The newest town in New South Wales is Coleambally. There are many people in the public gallery today who are from Coleambally. The town was built from nothing. When the first people moved to Coleambally there was a sign on the highway that said, “This is where Coleambally will be”, and nothing else. They lived in sheds when man was walking on the moon. They were pioneers who saw the area turn from six sheep farms into productive irrigation country. Some of those pioneers are still alive. Migrants still came to the area in the 2000s, building on the past and creating their own piece of rich tapestry. Over 10 per cent of my electorate was born overseas. When the number of parents born overseas is added, the number is enormous. There are numerous nationalities that thrive as active communities work together to improve our lives. These are people who have spent time—years, decades, lifetimes, generations, millennia—creating viable, successful communities.

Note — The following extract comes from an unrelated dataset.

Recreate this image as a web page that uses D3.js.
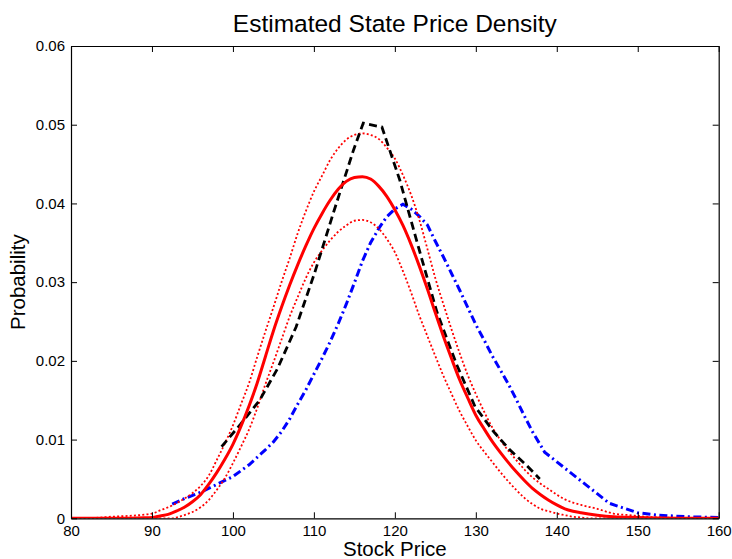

We are a large electorate in area, but a small voice when it comes to democracy. We have seen the impacts of decisions made elsewhere affect us much more than most of the people making those decisions. The Murray-Darling Basin Plan and water is a good example of that. With 70 per cent of New South Wales water entitlements sitting in the Murray electorate, this was always going to affect us badly. Along with the communities dependent on the other 30 per cent, we are wearing the brunt of the impact from decisions made by people who bear minimal impact. The same goes with the decisions to make the red gum forests national parks. It is communities in the Murray electorate that have borne the brunt of those decisions, not the people who have made them. These decisions impact and damage industries and communities that were built over years, decades, lifetimes and generations.

My constituents look at the time they have spent building their industries and communities and compare it to the time spent on the decisions that have undone their work, and they see a mismatch. They feel disrespected. That is the intention of no-one in this building, but my constituents have asked me to ask members to give them some of their time so that they feel respected, particularly on the issues that have big impacts on their lives. The kicker for me is that I cannot ask that of anyone and not do that myself. My final comment is that it is now my responsibility to bring those issues to this place. I have to listen to the opposite viewpoint; I have to give my time, which I have found to be more precious in this last month, to the issues that will affect others significantly. I have to do my best to understand the issues fully and put myself in someone else’s shoes. That is no small commitment, especially with the time pressures that this place brings, but it is the minimum I need to do to fulfil the pledge I made earlier today. Thank you.

Members stood in their places and applauded.

The DEPUTY SPEAKER: I am sure I speak for every member in this place and everyone associated with the Parliament in wishing both Austin and Steph the very best and very successful careers representing the electorate of Cootamundra and the electorate of Murray.